Figure scripts:
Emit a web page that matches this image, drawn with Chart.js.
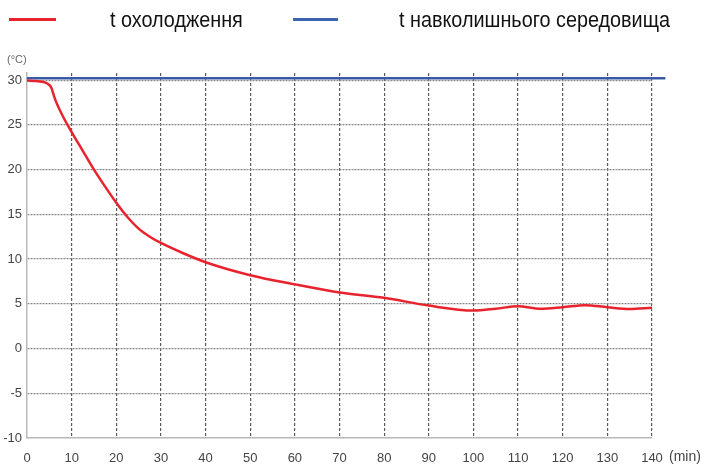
<!DOCTYPE html>
<html>
<head>
<meta charset="utf-8">
<script src="https://cdn.jsdelivr.net/npm/chart.js@4/dist/chart.umd.min.js"></script>
<style>
  html, body { margin: 0; padding: 0; background: #fff; }
  #wrap { position: relative; width: 702px; height: 468px; overflow: hidden; }
  #chart { position: absolute; left: 0; top: 0; }
  .leg { position: absolute; font-family: "Liberation Sans", Arial, sans-serif; font-size: 22px; color: #111; line-height: 1; white-space: nowrap; transform: scaleX(0.9); transform-origin: 0 0; }
  .swatch { position: absolute; height: 3px; }
</style>
</head>
<body>
<div id="wrap">
  <canvas id="chart" width="702" height="468"></canvas>
  <div class="swatch" style="left:9px; top:18px; width:47px; background:#e8232d;"></div>
  <div class="leg" style="left:110px; top:9px;">t охолодження</div>
  <div class="swatch" style="left:293px; top:18px; width:45px; background:#3a64b0;"></div>
  <div class="leg" style="left:399px; top:9px;">t навколишнього середовища</div>
</div>
<script>
// data
var coolMinutes = [0, 2, 4, 5, 5.5, 6, 6.5, 8, 10, 12.5, 15, 17.5, 20, 22.5, 25, 27.5, 30, 35, 40, 50, 60, 70, 80, 90, 100, 105, 110, 115, 120, 125, 130, 135, 140]
var coolTemps = [29.95, 29.9, 29.75, 29.45, 29.1, 28.3, 27.6, 26.0, 24.2, 22.1, 20.0, 18.1, 16.3, 14.7, 13.4, 12.5, 11.8, 10.65, 9.65, 8.2, 7.17, 6.27, 5.67, 4.8, 4.25, 4.45, 4.73, 4.45, 4.62, 4.85, 4.62, 4.42, 4.55]
var ambientMinutes = [0, 143]
var ambientTemps = [30.2, 30.2]
var xTicks = [0, 10, 20, 30, 40, 50, 60, 70, 80, 90, 100, 110, 120, 130, 140]
var yTicks = [-10, -5, 0, 5, 10, 15, 20, 25, 30]

var tickFont = { family: '"Liberation Sans", Arial, sans-serif', size: 13 }

function toPoints(xs, ys) {
  return xs.map(function (x, i) { return { x: x, y: ys[i] } })
}

// unit labels next to the axes
var unitLabels = {
  id: 'unitLabels',
  afterDraw: function (chart) {
    var ctx = chart.ctx
    var area = chart.chartArea
    ctx.save()
    ctx.fillStyle = '#666'
    ctx.font = '11px ' + tickFont.family
    ctx.textAlign = 'left'
    ctx.textBaseline = 'middle'
    ctx.fillText('(°C)', 7, 60)
    ctx.font = '14px ' + tickFont.family
    ctx.fillStyle = '#444'
    ctx.fillText('(min)', area.right + 17, 457)
    ctx.restore()
  }
}

var ctx = document.getElementById('chart').getContext('2d')
var chart = new Chart(ctx, {
  type: 'line',
  data: {
    datasets: [
      {
        label: 't охолодження',
        data: toPoints(coolMinutes, coolTemps),
        borderColor: '#e8232d',
        borderWidth: 2.5,
        pointRadius: 0,
        cubicInterpolationMode: 'monotone',
        fill: false
      },
      {
        label: 't навколишнього середовища',
        data: toPoints(ambientMinutes, ambientTemps),
        borderColor: '#3a5aa8',
        borderWidth: 2.5,
        pointRadius: 0,
        clip: false,
        fill: false
      }
    ]
  },
  options: {
    responsive: false,
    animation: false,
    layout: { padding: { top: 73, right: 50, left: 0, bottom: 0 } },
    plugins: {
      legend: { display: false },
      tooltip: { enabled: false }
    },
    scales: {
      x: {
        type: 'linear',
        min: 0,
        max: 140,
        afterFit: function (scale) { scale.height = 30 },
        afterBuildTicks: function (scale) {
          scale.ticks = xTicks.map(function (v) { return { value: v } })
        },
        ticks: { color: '#444', font: tickFont, padding: 13, maxRotation: 0, autoSkip: false },
        grid: {
          color: function (c) { return c.tick && c.tick.value === 0 ? 'rgba(0,0,0,0)' : '#5a5a5a' },
          lineWidth: 1.2,
          drawTicks: false
        },
        border: { display: true, color: '#b8b8b8', width: 1.5, dash: [3, 2] }
      },
      y: {
        min: -10,
        max: 30.8,
        afterFit: function (scale) { scale.width = 27 },
        afterBuildTicks: function (scale) {
          scale.ticks = yTicks.map(function (v) { return { value: v } })
        },
        ticks: { color: '#444', font: tickFont, padding: 5 },
        grid: {
          color: function (c) { return c.tick && c.tick.value === -10 ? 'rgba(0,0,0,0)' : '#888' },
          lineWidth: 1.3,
          drawTicks: false
        },
        border: { display: true, color: '#b8b8b8', width: 1.5, dash: [2, 1] }
      }
    }
  },
  plugins: [unitLabels]
})
</script>
</body>
</html>
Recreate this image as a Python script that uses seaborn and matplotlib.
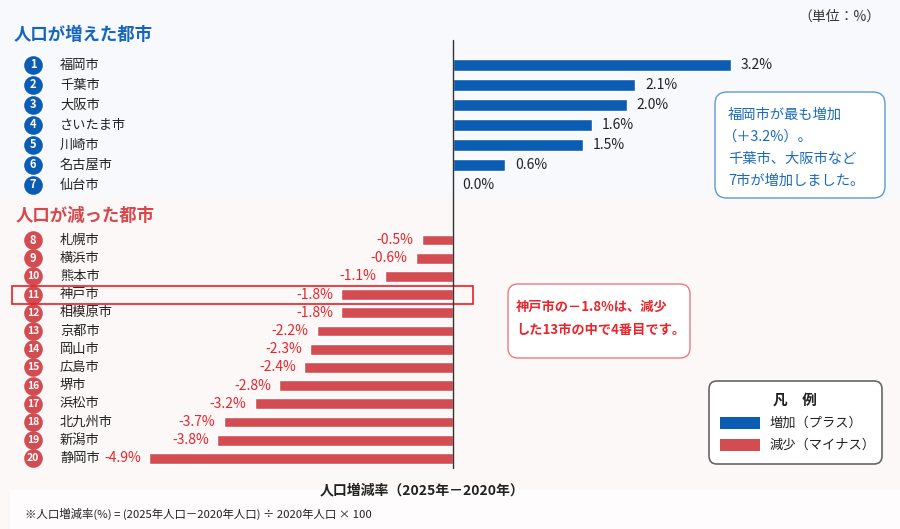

What to do: Quote every line of the records above exactly; no picture is to be copied.

Correct answer:
Emit a web page that matches this image, drawn with Chart.js.
<!DOCTYPE html>
<html>
<head>
<meta charset="utf-8">
<script src="https://cdn.jsdelivr.net/npm/chart.js@4/dist/chart.umd.min.js"></script>
<style>
  html, body { margin: 0; padding: 0; background: #fff; }
  #wrap { position: relative; width: 702px; height: 468px; overflow: hidden; }
  #chart { position: absolute; left: 0; top: 0; }
  .leg { position: absolute; font-family: "Liberation Sans", Arial, sans-serif; font-size: 22px; color: #111; line-height: 1; white-space: nowrap; transform: scaleX(0.9); transform-origin: 0 0; }
  .swatch { position: absolute; height: 3px; }
</style>
</head>
<body>
<div id="wrap">
  <canvas id="chart" width="702" height="468"></canvas>
  <div class="swatch" style="left:9px; top:18px; width:47px; background:#e8232d;"></div>
  <div class="leg" style="left:110px; top:9px;">t охолодження</div>
  <div class="swatch" style="left:293px; top:18px; width:45px; background:#3a64b0;"></div>
  <div class="leg" style="left:399px; top:9px;">t навколишнього середовища</div>
</div>
<script>
// data
var coolMinutes = [0, 2, 4, 5, 5.5, 6, 6.5, 8, 10, 12.5, 15, 17.5, 20, 22.5, 25, 27.5, 30, 35, 40, 50, 60, 70, 80, 90, 100, 105, 110, 115, 120, 125, 130, 135, 140]
var coolTemps = [29.95, 29.9, 29.75, 29.45, 29.1, 28.3, 27.6, 26.0, 24.2, 22.1, 20.0, 18.1, 16.3, 14.7, 13.4, 12.5, 11.8, 10.65, 9.65, 8.2, 7.17, 6.27, 5.67, 4.8, 4.25, 4.45, 4.73, 4.45, 4.62, 4.85, 4.62, 4.42, 4.55]
var ambientMinutes = [0, 143]
var ambientTemps = [30.2, 30.2]
var xTicks = [0, 10, 20, 30, 40, 50, 60, 70, 80, 90, 100, 110, 120, 130, 140]
var yTicks = [-10, -5, 0, 5, 10, 15, 20, 25, 30]

var tickFont = { family: '"Liberation Sans", Arial, sans-serif', size: 13 }

function toPoints(xs, ys) {
  return xs.map(function (x, i) { return { x: x, y: ys[i] } })
}

// unit labels next to the axes
var unitLabels = {
  id: 'unitLabels',
  afterDraw: function (chart) {
    var ctx = chart.ctx
    var area = chart.chartArea
    ctx.save()
    ctx.fillStyle = '#666'
    ctx.font = '11px ' + tickFont.family
    ctx.textAlign = 'left'
    ctx.textBaseline = 'middle'
    ctx.fillText('(°C)', 7, 60)
    ctx.font = '14px ' + tickFont.family
    ctx.fillStyle = '#444'
    ctx.fillText('(min)', area.right + 17, 457)
    ctx.restore()
  }
}

var ctx = document.getElementById('chart').getContext('2d')
var chart = new Chart(ctx, {
  type: 'line',
  data: {
    datasets: [
      {
        label: 't охолодження',
        data: toPoints(coolMinutes, coolTemps),
        borderColor: '#e8232d',
        borderWidth: 2.5,
        pointRadius: 0,
        cubicInterpolationMode: 'monotone',
        fill: false
      },
      {
        label: 't навколишнього середовища',
        data: toPoints(ambientMinutes, ambientTemps),
        borderColor: '#3a5aa8',
        borderWidth: 2.5,
        pointRadius: 0,
        clip: false,
        fill: false
      }
    ]
  },
  options: {
    responsive: false,
    animation: false,
    layout: { padding: { top: 73, right: 50, left: 0, bottom: 0 } },
    plugins: {
      legend: { display: false },
      tooltip: { enabled: false }
    },
    scales: {
      x: {
        type: 'linear',
        min: 0,
        max: 140,
        afterFit: function (scale) { scale.height = 30 },
        afterBuildTicks: function (scale) {
          scale.ticks = xTicks.map(function (v) { return { value: v } })
        },
        ticks: { color: '#444', font: tickFont, padding: 13, maxRotation: 0, autoSkip: false },
        grid: {
          color: function (c) { return c.tick && c.tick.value === 0 ? 'rgba(0,0,0,0)' : '#5a5a5a' },
          lineWidth: 1.2,
          drawTicks: false
        },
        border: { display: true, color: '#b8b8b8', width: 1.5, dash: [3, 2] }
      },
      y: {
        min: -10,
        max: 30.8,
        afterFit: function (scale) { scale.width = 27 },
        afterBuildTicks: function (scale) {
          scale.ticks = yTicks.map(function (v) { return { value: v } })
        },
        ticks: { color: '#444', font: tickFont, padding: 5 },
        grid: {
          color: function (c) { return c.tick && c.tick.value === -10 ? 'rgba(0,0,0,0)' : '#888' },
          lineWidth: 1.3,
          drawTicks: false
        },
        border: { display: true, color: '#b8b8b8', width: 1.5, dash: [2, 1] }
      }
    }
  },
  plugins: [unitLabels]
})
</script>
</body>
</html>
Recreate this image as a Python script that uses seaborn and matplotlib.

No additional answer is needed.